What lines of the data include the string "with"? Copy them all.

----------

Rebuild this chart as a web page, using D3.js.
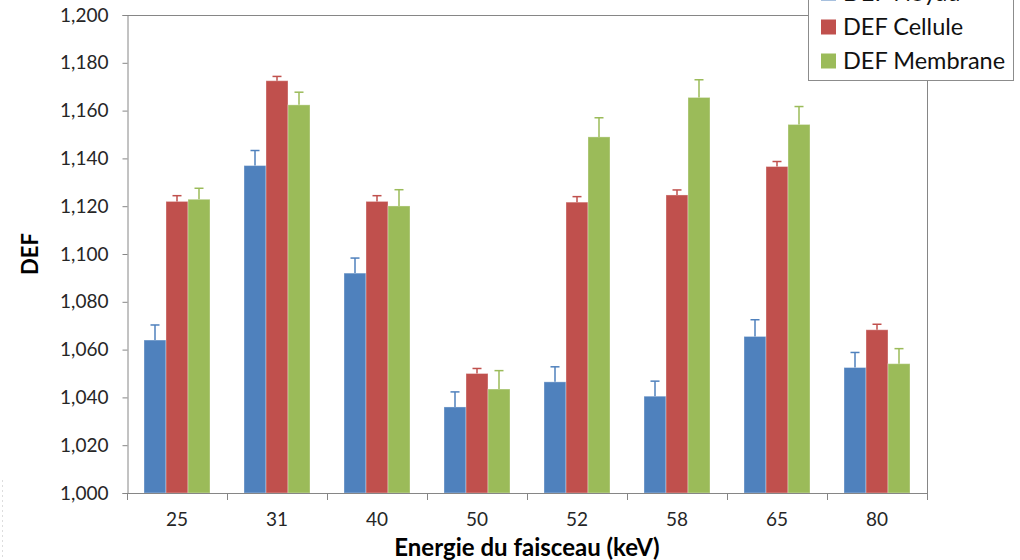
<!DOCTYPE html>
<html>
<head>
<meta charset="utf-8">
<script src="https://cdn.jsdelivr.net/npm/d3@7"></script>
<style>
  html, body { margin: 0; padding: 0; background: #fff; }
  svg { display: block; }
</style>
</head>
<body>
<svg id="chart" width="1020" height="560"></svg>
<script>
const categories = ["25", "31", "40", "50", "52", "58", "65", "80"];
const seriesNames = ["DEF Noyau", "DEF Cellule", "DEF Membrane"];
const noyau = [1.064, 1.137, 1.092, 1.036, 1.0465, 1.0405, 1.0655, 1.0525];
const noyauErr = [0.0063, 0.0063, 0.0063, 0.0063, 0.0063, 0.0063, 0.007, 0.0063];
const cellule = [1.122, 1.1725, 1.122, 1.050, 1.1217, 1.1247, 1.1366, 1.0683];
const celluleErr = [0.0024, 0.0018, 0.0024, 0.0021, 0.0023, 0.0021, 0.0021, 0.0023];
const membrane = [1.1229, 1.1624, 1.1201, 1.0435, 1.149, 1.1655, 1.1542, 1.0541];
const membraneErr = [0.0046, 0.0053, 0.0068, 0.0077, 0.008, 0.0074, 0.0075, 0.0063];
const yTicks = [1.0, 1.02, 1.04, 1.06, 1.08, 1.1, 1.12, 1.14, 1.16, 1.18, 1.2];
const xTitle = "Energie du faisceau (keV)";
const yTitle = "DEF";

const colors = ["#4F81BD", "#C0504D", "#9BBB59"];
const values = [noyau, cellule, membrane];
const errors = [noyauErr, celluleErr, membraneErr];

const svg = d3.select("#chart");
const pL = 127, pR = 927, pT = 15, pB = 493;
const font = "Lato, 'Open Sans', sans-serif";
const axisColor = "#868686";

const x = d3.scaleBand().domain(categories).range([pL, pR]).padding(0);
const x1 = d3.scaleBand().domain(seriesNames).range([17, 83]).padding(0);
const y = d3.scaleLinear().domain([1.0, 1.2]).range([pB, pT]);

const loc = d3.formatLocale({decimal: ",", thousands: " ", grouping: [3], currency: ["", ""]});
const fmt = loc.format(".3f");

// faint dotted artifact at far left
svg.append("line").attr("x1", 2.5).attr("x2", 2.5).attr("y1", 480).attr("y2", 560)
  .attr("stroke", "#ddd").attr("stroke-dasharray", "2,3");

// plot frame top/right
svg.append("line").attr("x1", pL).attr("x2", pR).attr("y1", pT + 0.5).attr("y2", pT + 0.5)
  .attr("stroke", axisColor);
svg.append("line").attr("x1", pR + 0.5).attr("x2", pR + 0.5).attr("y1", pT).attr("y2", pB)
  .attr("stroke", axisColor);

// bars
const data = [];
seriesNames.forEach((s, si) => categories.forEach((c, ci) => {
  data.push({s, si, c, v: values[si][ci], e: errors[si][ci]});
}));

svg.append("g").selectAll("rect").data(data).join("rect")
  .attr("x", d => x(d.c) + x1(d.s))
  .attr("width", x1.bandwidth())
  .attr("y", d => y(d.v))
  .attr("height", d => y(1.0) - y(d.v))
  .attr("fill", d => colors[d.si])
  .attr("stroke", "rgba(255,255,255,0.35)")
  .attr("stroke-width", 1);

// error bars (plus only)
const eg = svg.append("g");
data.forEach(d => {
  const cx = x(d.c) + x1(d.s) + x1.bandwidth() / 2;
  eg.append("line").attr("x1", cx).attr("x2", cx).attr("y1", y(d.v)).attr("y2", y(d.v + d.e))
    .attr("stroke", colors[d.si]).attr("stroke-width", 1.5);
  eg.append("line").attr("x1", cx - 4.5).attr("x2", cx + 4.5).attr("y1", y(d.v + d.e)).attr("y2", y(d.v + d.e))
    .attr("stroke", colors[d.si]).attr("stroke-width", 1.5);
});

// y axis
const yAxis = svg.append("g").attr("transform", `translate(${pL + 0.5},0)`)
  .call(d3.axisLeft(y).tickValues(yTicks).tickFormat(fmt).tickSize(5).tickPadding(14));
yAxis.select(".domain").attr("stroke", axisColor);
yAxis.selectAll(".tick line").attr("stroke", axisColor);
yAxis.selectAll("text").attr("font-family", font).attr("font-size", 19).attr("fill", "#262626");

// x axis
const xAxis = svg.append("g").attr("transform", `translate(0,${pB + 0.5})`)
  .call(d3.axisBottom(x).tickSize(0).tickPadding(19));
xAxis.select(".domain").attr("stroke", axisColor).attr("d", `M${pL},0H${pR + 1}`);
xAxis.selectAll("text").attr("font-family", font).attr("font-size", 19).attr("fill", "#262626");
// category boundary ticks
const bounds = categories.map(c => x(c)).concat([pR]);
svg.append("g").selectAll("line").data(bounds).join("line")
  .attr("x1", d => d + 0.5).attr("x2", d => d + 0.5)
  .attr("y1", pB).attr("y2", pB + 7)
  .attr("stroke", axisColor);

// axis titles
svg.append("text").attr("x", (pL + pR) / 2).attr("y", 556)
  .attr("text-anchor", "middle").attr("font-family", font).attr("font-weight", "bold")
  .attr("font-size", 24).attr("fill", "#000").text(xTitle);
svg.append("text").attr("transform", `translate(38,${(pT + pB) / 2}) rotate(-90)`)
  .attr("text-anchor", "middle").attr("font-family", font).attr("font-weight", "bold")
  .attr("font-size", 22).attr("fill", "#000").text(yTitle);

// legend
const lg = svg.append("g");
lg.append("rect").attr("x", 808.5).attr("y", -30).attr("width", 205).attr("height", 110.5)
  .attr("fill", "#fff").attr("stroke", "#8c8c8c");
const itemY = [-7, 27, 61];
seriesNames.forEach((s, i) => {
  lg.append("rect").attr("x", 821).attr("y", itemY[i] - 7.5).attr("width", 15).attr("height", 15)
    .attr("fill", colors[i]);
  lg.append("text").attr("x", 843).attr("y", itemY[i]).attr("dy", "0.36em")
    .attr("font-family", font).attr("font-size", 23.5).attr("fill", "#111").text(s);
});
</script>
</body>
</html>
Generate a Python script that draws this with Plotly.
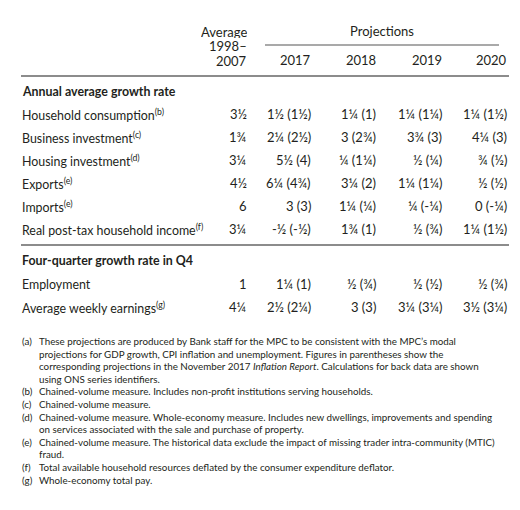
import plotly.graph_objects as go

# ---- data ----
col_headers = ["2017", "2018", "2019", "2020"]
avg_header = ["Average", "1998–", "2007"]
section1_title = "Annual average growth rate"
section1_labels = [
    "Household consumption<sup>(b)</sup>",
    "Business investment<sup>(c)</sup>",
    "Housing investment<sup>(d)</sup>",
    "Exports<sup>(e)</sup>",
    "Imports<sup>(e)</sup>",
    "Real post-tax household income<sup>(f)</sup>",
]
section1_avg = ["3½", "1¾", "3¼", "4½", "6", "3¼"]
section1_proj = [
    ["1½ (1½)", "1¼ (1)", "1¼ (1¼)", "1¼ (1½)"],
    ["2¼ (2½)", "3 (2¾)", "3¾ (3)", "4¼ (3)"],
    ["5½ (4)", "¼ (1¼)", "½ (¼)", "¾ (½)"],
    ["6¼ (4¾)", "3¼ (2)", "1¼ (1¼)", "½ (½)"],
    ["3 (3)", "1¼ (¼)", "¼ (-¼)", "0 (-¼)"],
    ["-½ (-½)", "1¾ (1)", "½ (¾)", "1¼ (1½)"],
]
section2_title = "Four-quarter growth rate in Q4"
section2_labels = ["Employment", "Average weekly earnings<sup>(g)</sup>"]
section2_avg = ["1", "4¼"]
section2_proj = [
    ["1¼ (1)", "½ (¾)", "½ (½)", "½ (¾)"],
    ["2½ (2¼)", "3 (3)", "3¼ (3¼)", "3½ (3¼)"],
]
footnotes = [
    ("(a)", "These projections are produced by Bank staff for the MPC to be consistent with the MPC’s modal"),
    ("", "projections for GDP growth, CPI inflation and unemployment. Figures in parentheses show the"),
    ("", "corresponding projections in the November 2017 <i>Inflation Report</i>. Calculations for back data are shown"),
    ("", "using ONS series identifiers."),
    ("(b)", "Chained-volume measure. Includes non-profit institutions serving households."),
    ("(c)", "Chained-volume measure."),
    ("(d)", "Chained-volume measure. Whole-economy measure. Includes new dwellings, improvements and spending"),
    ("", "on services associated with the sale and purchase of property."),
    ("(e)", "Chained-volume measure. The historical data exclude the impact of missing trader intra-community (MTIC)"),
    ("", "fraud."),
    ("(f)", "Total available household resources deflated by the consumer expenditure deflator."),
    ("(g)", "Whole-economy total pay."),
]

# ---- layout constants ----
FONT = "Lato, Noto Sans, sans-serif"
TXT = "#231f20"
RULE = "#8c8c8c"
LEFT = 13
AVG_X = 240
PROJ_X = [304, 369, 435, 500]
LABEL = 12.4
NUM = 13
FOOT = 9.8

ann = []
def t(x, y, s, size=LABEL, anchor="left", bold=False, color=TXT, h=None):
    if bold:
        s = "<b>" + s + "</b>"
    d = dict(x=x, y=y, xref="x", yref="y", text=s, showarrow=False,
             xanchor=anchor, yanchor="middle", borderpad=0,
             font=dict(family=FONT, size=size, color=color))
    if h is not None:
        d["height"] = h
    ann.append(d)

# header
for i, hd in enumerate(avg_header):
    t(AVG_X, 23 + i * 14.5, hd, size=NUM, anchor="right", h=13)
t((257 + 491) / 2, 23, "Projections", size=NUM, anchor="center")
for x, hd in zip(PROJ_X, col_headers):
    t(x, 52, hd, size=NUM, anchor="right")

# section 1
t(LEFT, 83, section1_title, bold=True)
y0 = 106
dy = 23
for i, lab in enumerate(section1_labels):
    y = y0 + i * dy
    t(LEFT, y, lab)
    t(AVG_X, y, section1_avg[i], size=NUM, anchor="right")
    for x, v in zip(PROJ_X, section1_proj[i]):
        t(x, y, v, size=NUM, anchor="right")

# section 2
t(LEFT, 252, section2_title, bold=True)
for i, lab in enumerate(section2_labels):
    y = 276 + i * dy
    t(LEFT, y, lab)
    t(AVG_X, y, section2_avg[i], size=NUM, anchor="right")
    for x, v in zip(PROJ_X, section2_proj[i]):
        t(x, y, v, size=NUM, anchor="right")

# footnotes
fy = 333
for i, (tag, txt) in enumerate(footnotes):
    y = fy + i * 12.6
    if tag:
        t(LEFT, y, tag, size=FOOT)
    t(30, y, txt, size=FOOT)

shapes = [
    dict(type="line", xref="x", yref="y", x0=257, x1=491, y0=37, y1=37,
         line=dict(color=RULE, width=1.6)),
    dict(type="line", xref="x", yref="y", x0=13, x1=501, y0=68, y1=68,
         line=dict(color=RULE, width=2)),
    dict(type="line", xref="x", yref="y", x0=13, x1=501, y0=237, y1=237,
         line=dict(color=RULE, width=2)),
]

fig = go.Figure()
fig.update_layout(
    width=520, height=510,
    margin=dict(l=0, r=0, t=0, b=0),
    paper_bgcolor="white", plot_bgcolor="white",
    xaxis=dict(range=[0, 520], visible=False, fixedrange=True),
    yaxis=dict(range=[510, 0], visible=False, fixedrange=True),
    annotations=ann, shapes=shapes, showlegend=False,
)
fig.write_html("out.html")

----------

— Written answer —
Generate a Python script that draws this with Plotly.
    ("(a)", "These projections are produced by Bank staff for the MPC to be consistent with the MPC’s modal"),
    ("", "on services associated with the sale and purchase of property."),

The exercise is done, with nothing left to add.